- _What you have to do_: Repeat every line of the data exactly, but not the pictures.

- _Information shown_:

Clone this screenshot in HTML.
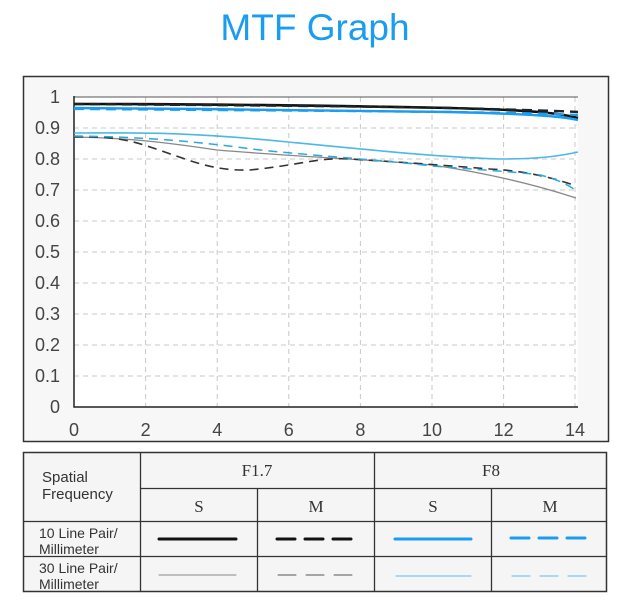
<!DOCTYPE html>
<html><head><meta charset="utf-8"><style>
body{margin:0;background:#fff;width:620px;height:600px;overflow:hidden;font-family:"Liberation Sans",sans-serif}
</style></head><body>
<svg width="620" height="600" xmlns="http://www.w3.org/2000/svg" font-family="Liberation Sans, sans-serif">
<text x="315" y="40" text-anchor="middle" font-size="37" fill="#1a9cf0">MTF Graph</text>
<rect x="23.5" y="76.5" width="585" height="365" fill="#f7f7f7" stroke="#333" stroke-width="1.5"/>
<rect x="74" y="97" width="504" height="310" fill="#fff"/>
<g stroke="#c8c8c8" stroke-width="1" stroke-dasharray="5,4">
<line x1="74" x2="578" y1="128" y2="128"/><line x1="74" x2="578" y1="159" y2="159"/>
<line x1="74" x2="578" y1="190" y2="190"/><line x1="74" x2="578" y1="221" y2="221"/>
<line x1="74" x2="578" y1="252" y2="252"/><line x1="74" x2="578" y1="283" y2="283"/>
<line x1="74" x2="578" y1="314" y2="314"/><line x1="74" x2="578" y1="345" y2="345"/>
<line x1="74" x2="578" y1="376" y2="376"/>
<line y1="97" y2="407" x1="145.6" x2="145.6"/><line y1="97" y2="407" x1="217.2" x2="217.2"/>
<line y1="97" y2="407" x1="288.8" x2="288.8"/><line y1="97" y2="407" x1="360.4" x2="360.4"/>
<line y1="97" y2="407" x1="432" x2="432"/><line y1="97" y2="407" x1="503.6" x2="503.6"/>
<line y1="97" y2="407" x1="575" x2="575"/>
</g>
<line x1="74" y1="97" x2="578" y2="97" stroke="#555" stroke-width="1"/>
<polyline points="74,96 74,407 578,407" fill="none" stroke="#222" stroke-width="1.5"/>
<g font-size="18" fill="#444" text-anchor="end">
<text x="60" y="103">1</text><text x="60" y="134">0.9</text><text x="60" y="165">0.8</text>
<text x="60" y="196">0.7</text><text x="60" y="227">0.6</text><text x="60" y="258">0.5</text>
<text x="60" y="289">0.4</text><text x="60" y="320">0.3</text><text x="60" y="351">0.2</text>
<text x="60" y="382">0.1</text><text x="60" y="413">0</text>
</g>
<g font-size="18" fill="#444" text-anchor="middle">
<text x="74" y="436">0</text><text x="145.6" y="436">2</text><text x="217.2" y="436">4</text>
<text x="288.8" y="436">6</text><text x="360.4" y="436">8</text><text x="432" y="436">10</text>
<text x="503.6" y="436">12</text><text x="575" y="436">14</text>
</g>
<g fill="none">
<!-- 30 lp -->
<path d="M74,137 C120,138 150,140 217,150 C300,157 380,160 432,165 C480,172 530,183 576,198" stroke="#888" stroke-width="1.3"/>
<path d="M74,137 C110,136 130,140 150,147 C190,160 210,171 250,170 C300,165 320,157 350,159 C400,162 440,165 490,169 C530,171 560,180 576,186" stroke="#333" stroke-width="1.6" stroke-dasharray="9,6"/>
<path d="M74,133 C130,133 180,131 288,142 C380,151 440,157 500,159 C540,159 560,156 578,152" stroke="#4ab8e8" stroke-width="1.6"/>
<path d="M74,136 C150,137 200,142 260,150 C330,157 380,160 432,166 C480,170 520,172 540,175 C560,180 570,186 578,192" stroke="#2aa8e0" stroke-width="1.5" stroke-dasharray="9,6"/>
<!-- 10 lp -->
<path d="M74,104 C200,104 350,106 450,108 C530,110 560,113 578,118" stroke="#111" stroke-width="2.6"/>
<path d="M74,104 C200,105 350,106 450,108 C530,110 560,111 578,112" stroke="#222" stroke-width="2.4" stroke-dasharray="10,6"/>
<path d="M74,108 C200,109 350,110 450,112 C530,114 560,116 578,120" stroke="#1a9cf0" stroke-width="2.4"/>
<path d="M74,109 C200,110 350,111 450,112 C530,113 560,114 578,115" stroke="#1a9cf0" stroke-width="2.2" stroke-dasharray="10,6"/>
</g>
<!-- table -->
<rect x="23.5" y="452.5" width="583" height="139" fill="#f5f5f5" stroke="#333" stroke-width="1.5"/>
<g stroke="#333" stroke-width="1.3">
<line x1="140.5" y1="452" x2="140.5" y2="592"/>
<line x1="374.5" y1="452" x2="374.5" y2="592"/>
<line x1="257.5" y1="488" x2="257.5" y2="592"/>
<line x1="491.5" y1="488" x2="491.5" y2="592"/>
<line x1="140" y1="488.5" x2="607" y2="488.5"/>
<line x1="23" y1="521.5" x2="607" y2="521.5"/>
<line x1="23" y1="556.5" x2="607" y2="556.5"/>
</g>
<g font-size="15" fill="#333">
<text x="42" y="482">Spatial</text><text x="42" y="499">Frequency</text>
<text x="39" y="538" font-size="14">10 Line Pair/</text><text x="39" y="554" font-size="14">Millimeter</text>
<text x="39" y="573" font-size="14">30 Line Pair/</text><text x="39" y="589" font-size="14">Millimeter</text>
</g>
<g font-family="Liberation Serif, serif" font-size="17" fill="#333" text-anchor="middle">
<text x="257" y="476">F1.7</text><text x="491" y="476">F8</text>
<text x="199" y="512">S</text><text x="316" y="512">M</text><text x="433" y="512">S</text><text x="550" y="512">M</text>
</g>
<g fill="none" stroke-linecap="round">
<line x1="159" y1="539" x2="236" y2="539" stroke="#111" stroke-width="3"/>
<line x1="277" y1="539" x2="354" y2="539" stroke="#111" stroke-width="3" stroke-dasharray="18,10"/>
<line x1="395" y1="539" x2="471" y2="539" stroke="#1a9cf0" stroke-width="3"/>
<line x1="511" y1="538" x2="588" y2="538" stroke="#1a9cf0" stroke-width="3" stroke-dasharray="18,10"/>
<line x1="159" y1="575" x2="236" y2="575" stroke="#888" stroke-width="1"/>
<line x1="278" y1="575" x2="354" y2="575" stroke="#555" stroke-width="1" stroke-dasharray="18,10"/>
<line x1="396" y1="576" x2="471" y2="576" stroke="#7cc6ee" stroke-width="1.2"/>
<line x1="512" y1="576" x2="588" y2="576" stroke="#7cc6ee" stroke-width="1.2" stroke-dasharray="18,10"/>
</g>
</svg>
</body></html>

- _Full output_:
Clone this screenshot in HTML.
<!DOCTYPE html>
<html><head><meta charset="utf-8"><style>
body{margin:0;background:#fff;width:620px;height:600px;overflow:hidden;font-family:"Liberation Sans",sans-serif}
</style></head><body>
<svg width="620" height="600" xmlns="http://www.w3.org/2000/svg" font-family="Liberation Sans, sans-serif">
<text x="315" y="40" text-anchor="middle" font-size="37" fill="#1a9cf0">MTF Graph</text>
<rect x="23.5" y="76.5" width="585" height="365" fill="#f7f7f7" stroke="#333" stroke-width="1.5"/>
<rect x="74" y="97" width="504" height="310" fill="#fff"/>
<g stroke="#c8c8c8" stroke-width="1" stroke-dasharray="5,4">
<line x1="74" x2="578" y1="128" y2="128"/><line x1="74" x2="578" y1="159" y2="159"/>
<line x1="74" x2="578" y1="190" y2="190"/><line x1="74" x2="578" y1="221" y2="221"/>
<line x1="74" x2="578" y1="252" y2="252"/><line x1="74" x2="578" y1="283" y2="283"/>
<line x1="74" x2="578" y1="314" y2="314"/><line x1="74" x2="578" y1="345" y2="345"/>
<line x1="74" x2="578" y1="376" y2="376"/>
<line y1="97" y2="407" x1="145.6" x2="145.6"/><line y1="97" y2="407" x1="217.2" x2="217.2"/>
<line y1="97" y2="407" x1="288.8" x2="288.8"/><line y1="97" y2="407" x1="360.4" x2="360.4"/>
<line y1="97" y2="407" x1="432" x2="432"/><line y1="97" y2="407" x1="503.6" x2="503.6"/>
<line y1="97" y2="407" x1="575" x2="575"/>
</g>
<line x1="74" y1="97" x2="578" y2="97" stroke="#555" stroke-width="1"/>
<polyline points="74,96 74,407 578,407" fill="none" stroke="#222" stroke-width="1.5"/>
<g font-size="18" fill="#444" text-anchor="end">
<text x="60" y="103">1</text><text x="60" y="134">0.9</text><text x="60" y="165">0.8</text>
<text x="60" y="196">0.7</text><text x="60" y="227">0.6</text><text x="60" y="258">0.5</text>
<text x="60" y="289">0.4</text><text x="60" y="320">0.3</text><text x="60" y="351">0.2</text>
<text x="60" y="382">0.1</text><text x="60" y="413">0</text>
</g>
<g font-size="18" fill="#444" text-anchor="middle">
<text x="74" y="436">0</text><text x="145.6" y="436">2</text><text x="217.2" y="436">4</text>
<text x="288.8" y="436">6</text><text x="360.4" y="436">8</text><text x="432" y="436">10</text>
<text x="503.6" y="436">12</text><text x="575" y="436">14</text>
</g>
<g fill="none">
<!-- 30 lp -->
<path d="M74,137 C120,138 150,140 217,150 C300,157 380,160 432,165 C480,172 530,183 576,198" stroke="#888" stroke-width="1.3"/>
<path d="M74,137 C110,136 130,140 150,147 C190,160 210,171 250,170 C300,165 320,157 350,159 C400,162 440,165 490,169 C530,171 560,180 576,186" stroke="#333" stroke-width="1.6" stroke-dasharray="9,6"/>
<path d="M74,133 C130,133 180,131 288,142 C380,151 440,157 500,159 C540,159 560,156 578,152" stroke="#4ab8e8" stroke-width="1.6"/>
<path d="M74,136 C150,137 200,142 260,150 C330,157 380,160 432,166 C480,170 520,172 540,175 C560,180 570,186 578,192" stroke="#2aa8e0" stroke-width="1.5" stroke-dasharray="9,6"/>
<!-- 10 lp -->
<path d="M74,104 C200,104 350,106 450,108 C530,110 560,113 578,118" stroke="#111" stroke-width="2.6"/>
<path d="M74,104 C200,105 350,106 450,108 C530,110 560,111 578,112" stroke="#222" stroke-width="2.4" stroke-dasharray="10,6"/>
<path d="M74,108 C200,109 350,110 450,112 C530,114 560,116 578,120" stroke="#1a9cf0" stroke-width="2.4"/>
<path d="M74,109 C200,110 350,111 450,112 C530,113 560,114 578,115" stroke="#1a9cf0" stroke-width="2.2" stroke-dasharray="10,6"/>
</g>
<!-- table -->
<rect x="23.5" y="452.5" width="583" height="139" fill="#f5f5f5" stroke="#333" stroke-width="1.5"/>
<g stroke="#333" stroke-width="1.3">
<line x1="140.5" y1="452" x2="140.5" y2="592"/>
<line x1="374.5" y1="452" x2="374.5" y2="592"/>
<line x1="257.5" y1="488" x2="257.5" y2="592"/>
<line x1="491.5" y1="488" x2="491.5" y2="592"/>
<line x1="140" y1="488.5" x2="607" y2="488.5"/>
<line x1="23" y1="521.5" x2="607" y2="521.5"/>
<line x1="23" y1="556.5" x2="607" y2="556.5"/>
</g>
<g font-size="15" fill="#333">
<text x="42" y="482">Spatial</text><text x="42" y="499">Frequency</text>
<text x="39" y="538" font-size="14">10 Line Pair/</text><text x="39" y="554" font-size="14">Millimeter</text>
<text x="39" y="573" font-size="14">30 Line Pair/</text><text x="39" y="589" font-size="14">Millimeter</text>
</g>
<g font-family="Liberation Serif, serif" font-size="17" fill="#333" text-anchor="middle">
<text x="257" y="476">F1.7</text><text x="491" y="476">F8</text>
<text x="199" y="512">S</text><text x="316" y="512">M</text><text x="433" y="512">S</text><text x="550" y="512">M</text>
</g>
<g fill="none" stroke-linecap="round">
<line x1="159" y1="539" x2="236" y2="539" stroke="#111" stroke-width="3"/>
<line x1="277" y1="539" x2="354" y2="539" stroke="#111" stroke-width="3" stroke-dasharray="18,10"/>
<line x1="395" y1="539" x2="471" y2="539" stroke="#1a9cf0" stroke-width="3"/>
<line x1="511" y1="538" x2="588" y2="538" stroke="#1a9cf0" stroke-width="3" stroke-dasharray="18,10"/>
<line x1="159" y1="575" x2="236" y2="575" stroke="#888" stroke-width="1"/>
<line x1="278" y1="575" x2="354" y2="575" stroke="#555" stroke-width="1" stroke-dasharray="18,10"/>
<line x1="396" y1="576" x2="471" y2="576" stroke="#7cc6ee" stroke-width="1.2"/>
<line x1="512" y1="576" x2="588" y2="576" stroke="#7cc6ee" stroke-width="1.2" stroke-dasharray="18,10"/>
</g>
</svg>
</body></html>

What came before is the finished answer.